As minorias cristãs entre muçulmanos
Cristãos (ou xiitas ou yazidis) se tornam no imaginário dos fanáticos a encarnação real e concreta dos anti-valores, do pecado e da degeneração social.
A comunidade cristã no mundo islâmico vive, principalmente nos dias atuais, uma situação de medo e terror. A relação entre os dois grupos religiosos é diversa e reflete a própria gênese histórica do islã. Em países com uma tradicional presença cristã, como Líbano, Síria e até mesmo o Irã, a integração é frutífera. Contudo, desde o nascimento e expansão do wahabismo, no século XIX, o fundamentalismo se converteu em pressuposto teológico e atingiu dimensões inimagináveis. A chave para entender a perseguição atual aos cristãos no mundo islâmico é compreender o desenvolvimento, relativamente recente, do integrismo saudita.
Com a expansão do islamismo para fora da península arábica, os muçulmanos se confrontaram com um imenso mundo cristão. As igrejas no norte da África rapidamente se extinguiram, enquanto no Oriente Médio o cristianismo continuou durante séculos como religião majoritária. Alguns cristãos chegaram a ocupar postos administrativos durante o Califado Omíada e foram os responsáveis pelas traduções da filosofia grega ao árabe. Este contexto permitiu que as mais variadas denominações – maronitas, melquitas, cadeus etc. – sobreviessem, ainda que sob um regime de relativa opressão. Os cristãos foram naturalmente se arabizando, permitindo uma forte assimilação cultural.
Antes da ascensão do wahabismo as comunidades cristãs viviam em tranquilidade com os seus vizinhos muçulmanos. Contudo, a reforma proposta por Abd al-Wahhab na península arábica defendia um combate a qualquer tipo de influência não-islâmica.
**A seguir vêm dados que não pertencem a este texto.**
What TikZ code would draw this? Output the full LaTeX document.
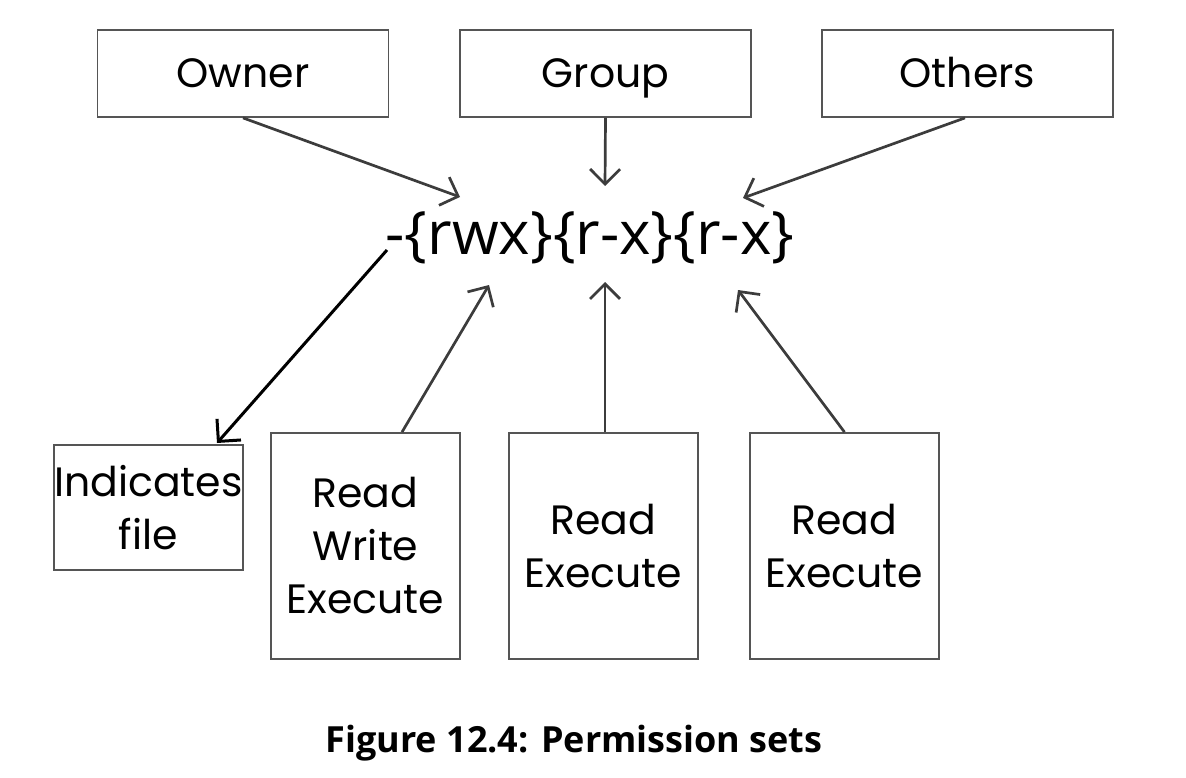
\documentclass[tikz,border=0pt]{standalone}
\usepackage{fontspec}
\setmainfont{Open Sans}
\newfontfamily\labelfont{Poppins}
\usetikzlibrary{arrows.meta}
\definecolor{boxline}{HTML}{555555}
\definecolor{arrowcol}{HTML}{3C3C3C}
\tikzset{
  lbl/.style={draw=boxline, line width=1.8pt, inner sep=0pt, align=center,
    font=\labelfont\fontsize{41}{53}\selectfont, text=black},
  topbox/.style={lbl, minimum width=291pt, minimum height=87pt, text height=29pt, text depth=0pt},
  botbox/.style={lbl, minimum width=189pt, minimum height=226pt},
  conn/.style={draw=arrowcol, line width=2.7pt, -{Straight Barb[length=15pt,width=30pt]}},
  fileconn/.style={draw=black, line width=3pt, -{Straight Barb[length=16pt,width=32pt]}}
}
\begin{document}
\begin{tikzpicture}[x=1pt,y=-1pt]
\useasboundingbox (0,0) rectangle (1186,778);
% top boxes
\node[topbox] (owner)  at (243,73.5) {Owner};
\node[topbox] (group)  at (605.5,73.5) {Group};
\node[topbox] (others) at (967.5,73.5) {Others};
% central text
\node[inner sep=0pt, font=\fontsize{60}{70}\selectfont] (perm) at (590,238) {-\{rwx\}\{r-x\}\{r-x\}};
% bottom boxes
\node[lbl, minimum width=189pt, minimum height=125pt] (file) at (148.5,507.5) {Indicates\\file};
\node[botbox] (rwe) at (365.5,546) {Read\\Write\\Execute};
\node[botbox] (rx1) at (603.5,546) {Read\\Execute};
\node[botbox] (rx2) at (844.5,546) {Read\\Execute};
% arrow end points
\coordinate (ownertip)  at (460,197);
\coordinate (grouptip)  at (605,186);
\coordinate (otherstip) at (743,198);
\coordinate (rwetip)    at (489,285);
\coordinate (rx1tip)    at (605,282);
\coordinate (rx2tip)    at (738,290);
\coordinate (dash)      at (387,250);
\coordinate (filetip)   at (217,443);
% connectors
\draw[conn] (owner.south) -- (ownertip);
\draw[conn] (group.south) -- (grouptip);
\draw[conn] (others.south -| 965,0) -- (otherstip);
\draw[conn] (rwe.north -| 402,0) -- (rwetip);
\draw[conn] (rx1.north -| 605,0) -- (rx1tip);
\draw[conn] (rx2.north) -- (rx2tip);
\draw[fileconn] (dash) -- (filetip);
% caption
\node[font=\bfseries\fontsize{36}{40}\selectfont, anchor=base] (caption) at (574,752) {Figure 12.4: Permission sets};
\end{tikzpicture}
\end{document}
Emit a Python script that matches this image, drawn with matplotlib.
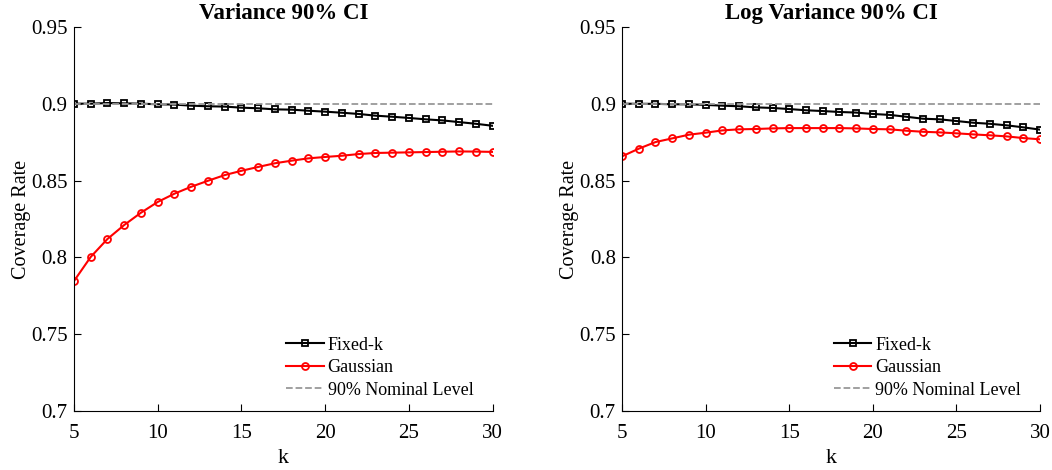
import numpy as np
import matplotlib.pyplot as plt

plt.rcParams['font.family'] = ['Liberation Serif', 'DejaVu Serif']
plt.rcParams['mathtext.fontset'] = 'stix'

k = np.arange(5, 31)

# Variance 90% CI
var_fixed = [0.9001, 0.9001, 0.9005, 0.9003, 0.9001, 0.8997, 0.8995, 0.8988, 0.8984,
             0.8982, 0.8975, 0.8971, 0.8964, 0.8962, 0.8955, 0.8949, 0.8942, 0.8934,
             0.8923, 0.8916, 0.8908, 0.8899, 0.8892, 0.8881, 0.8870, 0.8857]
var_gauss = [0.7846, 0.8003, 0.8120, 0.8211, 0.8291, 0.8361, 0.8415, 0.8460, 0.8499,
             0.8536, 0.8564, 0.8589, 0.8613, 0.8630, 0.8645, 0.8654, 0.8662, 0.8673,
             0.8680, 0.8682, 0.8684, 0.8686, 0.8688, 0.8690, 0.8689, 0.8687]

# Log Variance 90% CI
logvar_fixed = [0.9001, 0.9000, 0.9000, 0.8997, 0.8997, 0.8993, 0.8988, 0.8984, 0.8977,
                0.8973, 0.8966, 0.8958, 0.8953, 0.8947, 0.8943, 0.8934, 0.8928, 0.8916,
                0.8903, 0.8899, 0.8888, 0.8877, 0.8870, 0.8860, 0.8847, 0.8832]
logvar_gauss = [0.8658, 0.8708, 0.8751, 0.8775, 0.8799, 0.8812, 0.8827, 0.8834, 0.8836,
                0.8840, 0.8842, 0.8842, 0.8842, 0.8842, 0.8840, 0.8836, 0.8834, 0.8825,
                0.8818, 0.8814, 0.8808, 0.8801, 0.8795, 0.8788, 0.8777, 0.8769]

nominal = 0.9
titles = ['Variance 90% CI', 'Log Variance 90% CI']

fig = plt.figure(figsize=(10.52, 4.70), dpi=100)
ax1 = fig.add_axes([0.0703, 0.1255, 0.398, 0.817])
ax2 = fig.add_axes([0.5913, 0.1255, 0.3973, 0.817])

for ax, fixed, gauss, title in zip([ax1, ax2], [var_fixed, logvar_fixed],
                                   [var_gauss, logvar_gauss], titles):
    ax.plot(k, fixed, 'k-', marker='s', markersize=4.5, markerfacecolor='none',
            markeredgewidth=1.3, linewidth=1.5, label='Fixed-k')
    ax.plot(k, gauss, 'r-', marker='o', markersize=5, markerfacecolor='none',
            markeredgewidth=1.3, linewidth=1.5, label='Gaussian')
    ax.plot(k, np.full(len(k), nominal), '--', color=(0.6, 0.6, 0.6),
            linewidth=1.3, label='90% Nominal Level')
    ax.set_xlim(5, 30)
    ax.set_ylim(0.7, 0.95)
    ax.set_xticks([5, 10, 15, 20, 25, 30])
    ax.set_yticks([0.7, 0.75, 0.8, 0.85, 0.9, 0.95])
    ax.set_yticklabels(['0.7', '0.75', '0.8', '0.85', '0.9', '0.95'])
    ax.spines['top'].set_visible(False)
    ax.spines['right'].set_visible(False)
    ax.tick_params(direction='in', labelsize=15, length=5, width=0.8)
    ax.tick_params(axis='x', pad=9)
    ax.tick_params(axis='y', pad=4.5)
    ax.set_title(title, fontsize=16.5, fontweight='bold', pad=6)
    ax.set_xlabel('k', fontsize=16, labelpad=5)
    ax.set_ylabel('Coverage Rate', fontsize=14.5, labelpad=0)
    ax.legend(loc='lower right', frameon=False, fontsize=13, handlelength=2.1,
              handletextpad=0.2, labelspacing=0.3, bbox_to_anchor=(0.993, -0.01))

fig.savefig('out.png', dpi=100)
A Arábia Saudita, cuja história se confunde com o próprio wahabismo, exerceu um papel fundamental na expansão do fundamentalismo. O integrismo se disseminou pelo mundo islâmico e possibilitou o surgimento de diversos grupos terroristas, da Al-Qaeda ao Estado Islâmico.
Na península arábica, onde a força do reformismo wahhabita se fundiu com a identidade cultural, igrejas foram destruídas e qualquer expressão religiosa não-islâmica foi criminalizada. O Estado Islâmico, como um subproduto da reforma saudita, adota a mais fanática prática do fundamentalismo. Em outras partes, como no Paquistão e na Índia, as comunidades cristãs também são alvos constantes do terrorismo. Essa região é o berço da Escola Deobandi, outra seita reformista fundada por missionários wahhabitas que foram para a Ásia Meridional.
Vale destacar que o cristianismo, em grande parte do mundo islâmico, não é uma realidade “estrangeira”. É uma presença milenar, capaz de suportar profundas mudanças de poder e com a facilidade de se adaptar culturalmente. Maronitas, melquitas, assírios, coptas, caldeus, armênios, malabares, malankares. Os cristãos, por sobrevivência e pela própria abertura presente já nos primórdios da Igreja, foram sacralizando a cultura e abraçando a identidade dos seus conquistadores. Um “nazareno” iraquiano é tão árabe quanto o seu vizinho muçulmano, compartem de um mesmo ethos civilizacional.
Esta realidade cultural torna a perseguição ao cristianismo no mundo islâmico ainda mais violenta. A comunhão identitária obriga o discurso fundamentalista a desumanizar o “outro”. Cristãos (ou xiitas ou yazidis) se tornam no imaginário dos fanáticos a encarnação real e concreta dos anti-valores, do pecado e da degeneração social. Esta dinâmica é fundamental para a massificação da violência, capaz de congregar forças e dividir comunidades secularmente em paz.
Entretanto, ainda que o fanatismo tenha uma maior influência midiática, é inegável como os muçulmanos ordinários, cidadãos comuns, se movimentam em defesa dos seus vizinhos cristãos. No Egito, os fiéis islâmicos saíram nas ruas para proteger os templos coptas durante as celebrações litúrgicas, o que também ocorreu no Paquistão. No Iraque, o Ayatollah Sistani, maior autoridade do xiismo no país, recebeu o Patriarca dos Caldeus, cardeal Sako, e declarou o seu completo apoio à comunidade cristã: a cidade sagrada de Najaf foi aberta para receber os refugiados. No Líbano, cristãos e xiitas são aliados tradicionais na política e na vida social. Na Síria, “nazarenos”, muçulmanos e alauítas lutam unidos contra o avanço do Estado Islâmico.
Por um lado, a comunidade muçulmana tem a oportunidade de mostrar ao mundo que o terrorismo não é uma representação genuína da sua fé. Por outro, os cristãos no contexto islâmico parecem reviver a vocação ao martírio dos seus primeiros pais na fé. Não mais o Coliseu, mas as areias do deserto.